Deven’s late grandfather, Jack Scotti, served in the US Marine Corps during the Korean War, and his influence on his grandson was profound. The first of several mentors in his life, Deven learned the importance of leadership and service from his grandfather, who also worked as a Public Safety Officer at St. John’s for 16 years. Today, he carries Jack’s dog tags with him wherever he goes.

Fortunate to earn a full scholarship to St. John’s, Deven discussed the possibilities of ROTC with a recruitment officer a few days before his first semester began. He decided to apply and was awarded an ROTC scholarship. Upon graduation next May, he will begin four years of active duty service in the Infantry Branch of the US Army.

“At first I joined because I thought it would be a good opportunity for me to gain many important skills—especially leadership skills—that I could then transfer to the outside world,” Deven noted. However, as time passed, he saw a greater purpose at work. “I will have the ability to really steer these people and give them the direction that they need in life. For me, that is powerful.”

Deven emphasized that being a part of ROTC is like nothing else to which he has ever been exposed. “I am responsible to the people above and below me in the chain of command. If you actually want to become a leader, then this is the program for you, because you are thrown into a position where you are held to a standard, and you have to be accountable. Your biggest responsibility is to develop and mentor those underneath you.”

Deven explained that the ROTC program at St. John’s endeavors to give its cadets a true Army experience. “St. John’s has high-quality faculty and instructors. They do not only discuss military matters; they try to develop us on a more personal level and strengthen our leadership style.” 

Service and leadership are an integral part of Deven’s life. In addition to his ROTC service, he is a Catholic Scholar and a member of the President’s Society, the highest honor society at St. John’s. “My leadership style is 100 percent centered on my Catholic faith,” he said. “Always lead with integrity and be a servant-leader.”

Deven is uncertain what his civilian career will look like after his military service ends, but he may go into leadership or executive coaching. To that end, he created the Society of Growth and Success, which operates under the Office of Office of Campus Ministry.

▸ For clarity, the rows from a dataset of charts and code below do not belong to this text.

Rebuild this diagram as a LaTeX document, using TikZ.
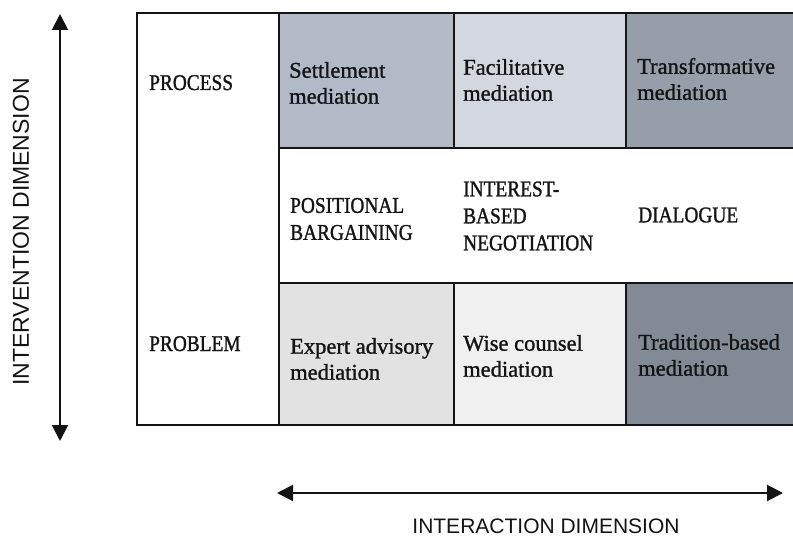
\documentclass[tikz,border=0pt]{standalone}
\usepackage{fontspec}
\setmainfont{Liberation Serif}
\newfontfamily\cellf[FakeBold=1.2]{Liberation Serif}
\newfontfamily\capsf[FakeBold=1.2,FakeStretch=0.86]{Liberation Serif}
\newfontfamily\arialf{Liberation Sans}
\usetikzlibrary{arrows.meta}
\definecolor{settlec}{RGB}{178,186,200}
\definecolor{facilc}{RGB}{210,215,224}
\definecolor{transc}{RGB}{150,158,170}
\definecolor{expertc}{RGB}{226,226,226}
\definecolor{wisec}{RGB}{240,240,240}
\definecolor{tradc}{RGB}{130,138,150}
\definecolor{inkc}{RGB}{20,20,20}
\begin{document}
\begin{tikzpicture}[x=1pt,y=-1pt,
  cell/.style={draw=inkc, line width=1.4pt},
  mixtext/.style={font=\cellf\fontsize{22.5}{26}\selectfont, anchor=west, align=left, inner sep=0pt, text=inkc},
  capstext/.style={font=\capsf\fontsize{22.5}{27}\selectfont, anchor=west, align=left, inner sep=0pt, text=inkc},
  rowlabel/.style={font=\capsf\fontsize{22.5}{27}\selectfont, anchor=base west, inner sep=0pt, text=inkc},
  axislabel/.style={font=\arialf\fontsize{21}{24}\selectfont, inner sep=0pt, text=inkc},
  axisarrow/.style={draw=inkc, line width=2pt, {Triangle[length=16pt,width=16pt]}-{Triangle[length=16pt,width=16pt]}}]
\useasboundingbox (0,0) rectangle (793,540);
\begin{scope}
\clip (0,0) rectangle (793,540);
% left column
\draw[cell, fill=white] (137,13) rectangle (279,425);
% top row
\draw[cell, fill=settlec] (279,13) rectangle (454,148);
\draw[cell, fill=facilc] (454,13) rectangle (626,148);
\draw[cell, fill=transc] (626,13) rectangle (800,148);
% middle row
\draw[cell, fill=white] (279,148) rectangle (800,283);
% bottom row
\draw[cell, fill=expertc] (279,283) rectangle (454,425);
\draw[cell, fill=wisec] (454,283) rectangle (626,425);
\draw[cell, fill=tradc] (626,283) rectangle (800,425);
\end{scope}
% row labels
\node[rowlabel] (process) at (149,90) {PROCESS};
\node[rowlabel] (problem) at (149,351) {PROBLEM};
% top row texts
\node[mixtext] (settle) at (289,83) {Settlement\\mediation};
\node[mixtext] (facil) at (463,80) {Facilitative\\mediation};
\node[mixtext] (trans) at (637,79) {Transformative\\mediation};
% middle row texts
\node[capstext] (posit) at (290,219) {POSITIONAL\\BARGAINING};
\node[capstext] (inter) at (463,216) {INTEREST-\\BASED\\NEGOTIATION};
\node[capstext] (dialog) at (638,215) {DIALOGUE};
% bottom row texts
\node[mixtext] (expert) at (290,359) {Expert advisory\\mediation};
\node[mixtext] (wise) at (463,356) {Wise counsel\\mediation};
\node[mixtext] (trad) at (638,355) {Tradition-based\\mediation};
% axes
\coordinate (vtop) at (60,14);
\coordinate (vbot) at (60,441);
\draw[axisarrow] (vtop) -- (vbot);
\node[axislabel, font=\arialf\fontsize{23}{26}\selectfont, rotate=90] (vlab) at (21,232) {INTERVENTION DIMENSION};
\coordinate (hleft) at (277,493);
\coordinate (hright) at (783,493);
\draw[axisarrow] (hleft) -- (hright);
\node[axislabel] (hlab) at (546,526) {INTERACTION DIMENSION};
\end{tikzpicture}
\end{document}
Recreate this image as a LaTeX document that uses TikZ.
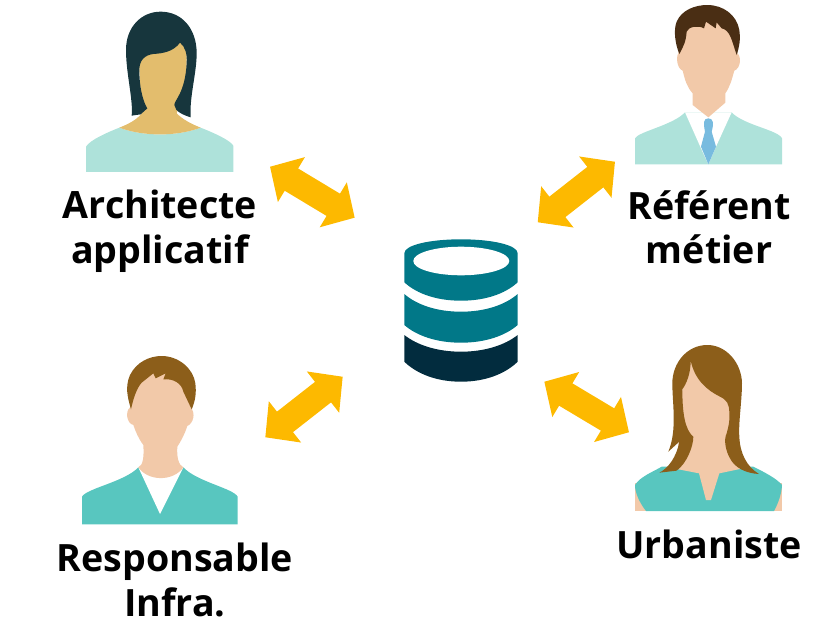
\documentclass[tikz,border=0pt]{standalone}
\usepackage{fontspec}
\setmainfont{Open Sans}
\usetikzlibrary{arrows.meta}

\definecolor{peau}{HTML}{F2C9A9}
\definecolor{peauOr}{HTML}{E3BD6D}
\definecolor{menthe}{HTML}{AEE2DA}
\definecolor{turquoise}{HTML}{58C6BF}
\definecolor{chatain}{HTML}{8C5E1A}
\definecolor{brun}{HTML}{4A2E14}
\definecolor{nuit}{HTML}{17363D}
\definecolor{cravate}{HTML}{78BBDF}
\definecolor{ambre}{HTML}{FDB900}
\definecolor{sarcelle}{HTML}{017888}
\definecolor{abysse}{HTML}{022C3E}

\begin{document}
\begin{tikzpicture}[x=1pt, y=-1pt]
    \tikzset{
        role/.style = {font=\fontsize{37.6}{44.5}\selectfont\bfseries, align=center, inner sep=0pt},
        echange/.style = {line width=26pt, draw=ambre, {Triangle[length=25pt, width=51pt, fill=ambre]}-{Triangle[length=25pt, width=51pt, fill=ambre]}},
        portrait/.style = {scale=1/3}
    }
    \useasboundingbox (0,0) rectangle (839,624);

    % Architecte applicatif
    \begin{scope}[shift={(70,0)}, portrait]
        \fill [menthe] (48,516) -- (48,440) .. controls (60,420) and (110,398) .. (148,383) .. controls (220,410) and (320,410) .. (392,383) .. controls (430,398) and (480,420) .. (490,437) -- (490,516) -- cycle;
        \fill [peauOr] (148,383) .. controls (175,372) and (200,360) .. (215,340) -- (205,150) -- (350,100) -- (350,240) -- (320,340) .. controls (340,360) and (365,372) .. (392,383) .. controls (320,410) and (220,410) .. (148,383) -- cycle;
        \fill [nuit] (185,347) .. controls (190,300) and (168,220) .. (168,150) .. controls (168,80) and (215,35) .. (272,35) .. controls (335,35) and (380,85) .. (380,160) .. controls (380,220) and (358,290) .. (362,352) .. controls (340,345) and (315,335) .. (313,315) .. controls (313,300) and (345,280) .. (350,190) .. controls (352,160) and (345,140) .. (330,128) .. controls (310,155) and (280,160) .. (250,162) .. controls (225,165) and (208,180) .. (208,210) .. controls (208,270) and (222,310) .. (232,325) -- (212,343) -- cycle;
    \end{scope}

    % Referent metier
    \begin{scope}[shift={(620,0)}, portrait]
        \fill [menthe] (45,493) -- (45,415) .. controls (55,395) and (160,375) .. (195,337) -- (335,337) .. controls (370,375) and (475,390) .. (486,415) -- (486,493) -- cycle;
        \fill [white] (195,337) -- (243,445) -- (265,493) -- (288,440) -- (335,337) -- cycle;
        \fill [peau] (218,315) -- (218,280) .. controls (200,260) and (195,240) .. (188,212) .. controls (170,205) and (168,170) .. (175,160) -- (190,60) -- (345,60) -- (352,160) .. controls (365,170) and (362,205) .. (343,212) .. controls (335,240) and (330,260) .. (316,280) -- (316,308) -- (265,352) -- cycle;
        \fill [brun] (178,162) .. controls (165,130) and (160,90) .. (170,65) .. controls (185,30) and (225,15) .. (262,15) .. controls (310,15) and (350,45) .. (358,90) .. controls (362,120) and (358,140) .. (350,165) .. controls (335,120) and (330,90) .. (305,85) -- (290,67) -- (287,85) -- (258,65) -- (252,85) .. controls (235,75) and (205,80) .. (200,95) .. controls (198,125) and (190,140) .. (178,162) -- cycle;
        \fill [cravate] (265,355) .. controls (250,355) and (250,370) .. (255,395) -- (243,440) -- (265,493) -- (288,440) -- (275,395) .. controls (282,370) and (280,355) .. (265,355) -- cycle;
    \end{scope}

    % Responsable infra
    \begin{scope}[shift={(70,350)}, portrait]
        \fill [turquoise] (36,523) -- (36,440) .. controls (50,415) and (165,395) .. (205,352) -- (340,352) .. controls (380,395) and (490,415) .. (503,440) -- (503,523) -- cycle;
        \fill [white] (205,352) -- (270,492) -- (340,352) -- cycle;
        \fill [peau] (205,352) .. controls (220,345) and (222,320) .. (220,285) .. controls (205,265) and (197,245) .. (190,225) .. controls (170,220) and (165,185) .. (180,172) -- (195,60) -- (350,60) -- (362,172) .. controls (378,190) and (370,220) .. (352,228) .. controls (345,250) and (335,270) .. (322,290) .. controls (320,320) and (325,345) .. (340,352) .. controls (310,395) and (235,395) .. (205,352) -- cycle;
        \fill [chatain] (183,178) .. controls (172,140) and (165,110) .. (180,75) .. controls (200,35) and (240,18) .. (275,18) .. controls (325,18) and (370,55) .. (376,100) .. controls (380,130) and (375,155) .. (365,178) -- (340,125) .. controls (335,100) and (310,85) .. (280,88) -- (287,70) -- (257,85) -- (250,70) -- (215,98) .. controls (200,115) and (190,145) .. (183,178) -- cycle;
    \end{scope}

    % Urbaniste
    \begin{scope}[shift={(620,340)}, portrait]
        \fill [peau] (45,430) -- (45,513) -- (486,513) -- (486,430) -- cycle;
        \fill [turquoise] (78,513) .. controls (60,490) and (45,460) .. (45,435) .. controls (60,410) and (100,395) .. (125,380) -- (400,380) .. controls (430,395) and (470,415) .. (486,435) .. controls (485,460) and (475,490) .. (462,513) -- cycle;
        \fill [peau] (170,387) -- (237,400) -- (258,480) -- (273,480) -- (298,400) -- (360,387) -- (335,200) -- (212,62) -- (187,148) -- cycle;
        \fill [chatain] (118,398) .. controls (145,385) and (170,350) .. (178,305) -- (145,335) .. controls (172,270) and (157,190) .. (157,130) .. controls (157,70) and (200,15) .. (262,15) .. controls (320,15) and (365,70) .. (366,130) .. controls (366,180) and (355,250) .. (358,290) .. controls (360,340) and (380,380) .. (417,402) .. controls (380,400) and (345,385) .. (330,355) .. controls (318,335) and (310,300) .. (320,280) .. controls (325,260) and (330,245) .. (328,220) .. controls (328,190) and (320,180) .. (300,170) .. controls (260,150) and (225,120) .. (212,62) .. controls (212,100) and (200,130) .. (187,148) .. controls (187,220) and (195,270) .. (220,290) .. controls (220,320) and (200,370) .. (170,392) -- cycle;
    \end{scope}

    % Base de donnees
    \fill [sarcelle] (404.3,253.3) .. controls (404.3,245) and (430,239.3) .. (461,239.3) .. controls (492,239.3) and (517.7,245) .. (517.7,253.3) -- (517.7,282.3) .. controls (505,294) and (485,300.7) .. (461,300.7) .. controls (437,300.7) and (417,294) .. (404.3,282.3) -- cycle;
    \fill [white] (413.3,261) .. controls (413.3,253) and (435,246.7) .. (461,246.7) .. controls (487,246.7) and (509.3,253) .. (509.3,261) .. controls (509.3,269) and (487,275.3) .. (461,275.3) .. controls (435,275.3) and (413.3,269) .. (413.3,261) -- cycle;
    \fill [sarcelle] (404.3,294) .. controls (417,305) and (437,311.7) .. (461,311.7) .. controls (485,311.7) and (505,305) .. (517.7,294) -- (517.7,325) .. controls (505,336) and (485,342.7) .. (461,342.7) .. controls (437,342.7) and (417,336) .. (404.3,325) -- cycle;
    \fill [abysse] (404.3,335) .. controls (417,345) and (437,351.7) .. (461,351.7) .. controls (485,351.7) and (505,345) .. (517.7,335) -- (517.7,361.7) .. controls (505,374) and (485,381.7) .. (461,381.7) .. controls (437,381.7) and (417,374) .. (404.3,361.7) -- cycle;

    % Libelles
    \node [role] (architecte) at (160,231) {Architecte\\applicatif};
    \node [role] (referent) at (709,227.5) {Référent\\métier};
    \node [role] (responsable) at (175,580) {Responsable\\Infra.};
    \node [role] (urbaniste) at (709,544) {Urbaniste};

    % Extremites des fleches
    \coordinate (archiBout) at (270,166.7);
    \coordinate (archiBase) at (354.7,217.7);
    \coordinate (metierBout) at (615,161.7);
    \coordinate (metierBase) at (537.7,222.3);
    \coordinate (infraBout) at (265.3,437.3);
    \coordinate (infraBase) at (342.7,376.7);
    \coordinate (urbaBout) at (629,432.3);
    \coordinate (urbaBase) at (544.3,381.7);

    % Connexions
    \draw [echange] (archiBout) -- (archiBase);
    \draw [echange] (metierBout) -- (metierBase);
    \draw [echange] (infraBout) -- (infraBase);
    \draw [echange] (urbaBout) -- (urbaBase);
\end{tikzpicture}
\end{document}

“We have all of these organizations on campus and across the nation that help students find answers about the external world, such as how to get a job and perform strongly on interviews. There are very few organizations which help students answer questions about their internal world, such as, ‘What is my purpose? Who will I become? Who will I serve?’” 

Between ROTC training, course work, and extracurricular organizations, he is very busy but still able to fully commit to each activity due to his strong time management skills.

“I live life with a sense of urgency,” he observed. “St. John’s and the ROTC program help me develop in ways that are difficult for me to put into words. It is not only me, but it is also cadets who came before me and who will come
after me. I learn great lessons here, and I want to pay it forward.”